With this paradigm, a PM maintains a data buffer with a low and a high water mark. These two water marks are a percentage of the total memory available to the PM. Once the high water mark is reached, the PM generates a skip message to inform the Scheduler that it should not produce data on behalf of this PM for a fixed number of time periods (say Y time periods). Y must be a multiple of the number of logical zones recognized on a disk (otherwise, Y is rounded to (Y)/(m) ). This is due to the round-robin assignment of blocks of each object to the zones where a display cannot simply skip one zone when m > 1. The number of time periods is dependent on the amount of data that falls between the low and high water marks, i.e., the number of blocks cached.

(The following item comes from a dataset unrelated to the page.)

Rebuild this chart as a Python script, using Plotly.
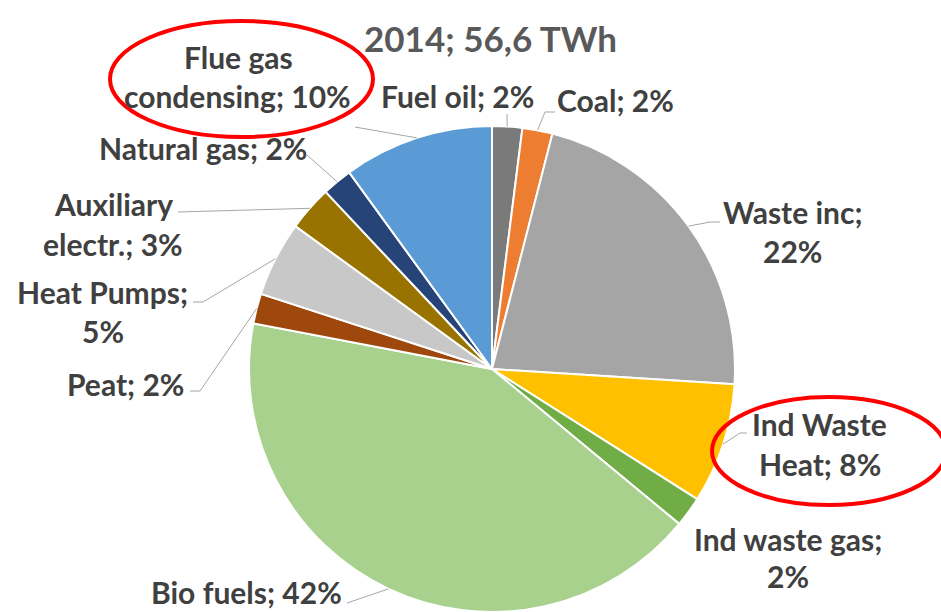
import math
import plotly.graph_objects as go

W, H = 941, 612

# ---- data ----
categories = ["Fuel oil", "Coal", "Waste inc", "Ind Waste Heat", "Ind waste gas",
              "Bio fuels", "Peat", "Heat Pumps", "Auxiliary electr.", "Natural gas",
              "Flue gas condensing"]
values = [2, 2, 22, 8, 2, 42, 2, 5, 3, 2, 10]
colors = ["#7A7A7A", "#ED7D31", "#A5A5A5", "#FFC000", "#70AD47",
          "#A9D18E", "#9E480E", "#C8C8C8", "#997300", "#264478", "#5B9BD5"]
title_text = "2014; 56,6 TWh"

# ---- layout (pixel positions of labels) ----
first_line_words = [None, None, 2, 2, 3, None, None, 2, 1, None, 2]
line_centers = [
    [(457, 97)],
    [(615, 101)],
    [(793, 213), (792, 252)],
    [(819, 425), (820, 465)],
    [(788, 540), (788, 577)],
    [(247, 593)],
    [(126, 385)],
    [(102, 293), (103, 332)],
    [(113, 205), (113, 245)],
    [(203, 149)],
    [(238, 58), (237, 97)],
]
# leader line points from label side (pixels); last point is computed on the pie edge
leader_pts = [
    [(507, 114)],
    [(555, 112), (545, 112)],
    [(720, 222), (710, 222)],
    [(747, 433), (740, 433)],
    None,
    [(347, 603)],
    [(190, 391), (200, 391)],
    [(193, 302), (203, 302)],
    [(178, 212)],
    [(307, 155)],
    [(355, 127)],
]
CX, CY, R = 492, 369, 243
FONT = "Lato"
TXT_COLOR = "#404040"
FS = 30


def px(x, y):
    return x / W, 1 - y / H


fig = go.Figure(go.Pie(
    labels=categories, values=values, sort=False, direction="clockwise",
    rotation=0, textinfo="none", hoverinfo="label+percent",
    marker=dict(colors=colors, line=dict(color="white", width=2)),
    domain=dict(x=[(CX - R) / W, (CX + R) / W], y=[0, 2 * R / H]),
    showlegend=False,
))

annotations = []
shapes = []
total = sum(values)
cum = 0
for i, (cat, v) in enumerate(zip(categories, values)):
    mid = (cum + v / 2) / total * 2 * math.pi
    cum += v
    ex = CX + R * math.sin(mid)
    ey = CY - R * math.cos(mid)
    full = f"{cat}; {v}%"
    words = full.split(" ")
    n = first_line_words[i]
    lines = [full] if n is None else [" ".join(words[:n]), " ".join(words[n:])]
    for txt, (lx, ly) in zip(lines, line_centers[i]):
        x, y = px(lx, ly - 1)
        annotations.append(dict(text=txt, x=x, y=y, xref="paper", yref="paper",
                                xanchor="center", yanchor="middle", showarrow=False,
                                font=dict(family=FONT, size=FS, color=TXT_COLOR, weight="bold")))
    if leader_pts[i]:
        pts = leader_pts[i] + [(ex, ey)]
        for (x0, y0), (x1, y1) in zip(pts[:-1], pts[1:]):
            a0, b0 = px(x0, y0)
            a1, b1 = px(x1, y1)
            shapes.append(dict(type="line", xref="paper", yref="paper",
                               x0=a0, y0=b0, x1=a1, y1=b1,
                               line=dict(color="#A6A6A6", width=1)))

# title
tx, ty = px(490, 38)
annotations.append(dict(text=title_text, x=tx, y=ty, xref="paper", yref="paper",
                        xanchor="center", yanchor="middle", showarrow=False,
                        font=dict(family=FONT, size=35, color="#595959", weight="bold")))

# red ellipses
for (x0, y0, x1, y1) in [(110, 21, 373, 137), (712, 397, 946, 505)]:
    a0, b0 = px(x0, y1)
    a1, b1 = px(x1, y0)
    shapes.append(dict(type="circle", xref="paper", yref="paper",
                       x0=a0, y0=b0, x1=a1, y1=b1,
                       line=dict(color="#FF0000", width=4)))

fig.update_layout(
    width=W, height=H, margin=dict(l=0, r=0, t=0, b=0),
    paper_bgcolor="white", plot_bgcolor="white",
    annotations=annotations, shapes=shapes,
)
fig.write_html("out.html", config={"displayModeBar": False},
               post_script="document.body.style.margin='0';")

It must correspond to at least one sweep of the zones (Tscan) to enable the PM to issue a skip message. During the next Y time periods, the Scheduler produces no data on behalf of the PM while the display consumes data from buffers local to the PM. After Y time periods, the Scheduler starts to produce data for this PM.

The choice of a value for the low and high water marks at the PM are important. The difference between the total available memory and the high water mark should be at least one block. This is because of the race condition that might arise due to networking delays between the PM and the Scheduler. For example, the Scheduler might produce a block for the PM at the same time that the PM is generating the skip message. Similarly, the low water mark should not be zero (its minimum value must be one block). This would eliminate the possibility of the PM running out of data (resulting in hiccups) due to networking delays.

When the Scheduler receives a skip message from a PM, it might employ the idle slot to perform house keeping activities, i.e., migrate sections in support of the bounded list length property. If no such activity is required, the idle slot of a time period might be handled in two possible ways, either (1) busy-wait for the duration of the skipped time slot or (2) proceed with the retrieval of blocks that should be retrieved during the next time period. The second strategy would cause the Scheduler to produce data at a faster rate for the other active PMs, forcing them to generate skip messages. This minimizes the average startup latency of the system as detailed in the Evaluation Section.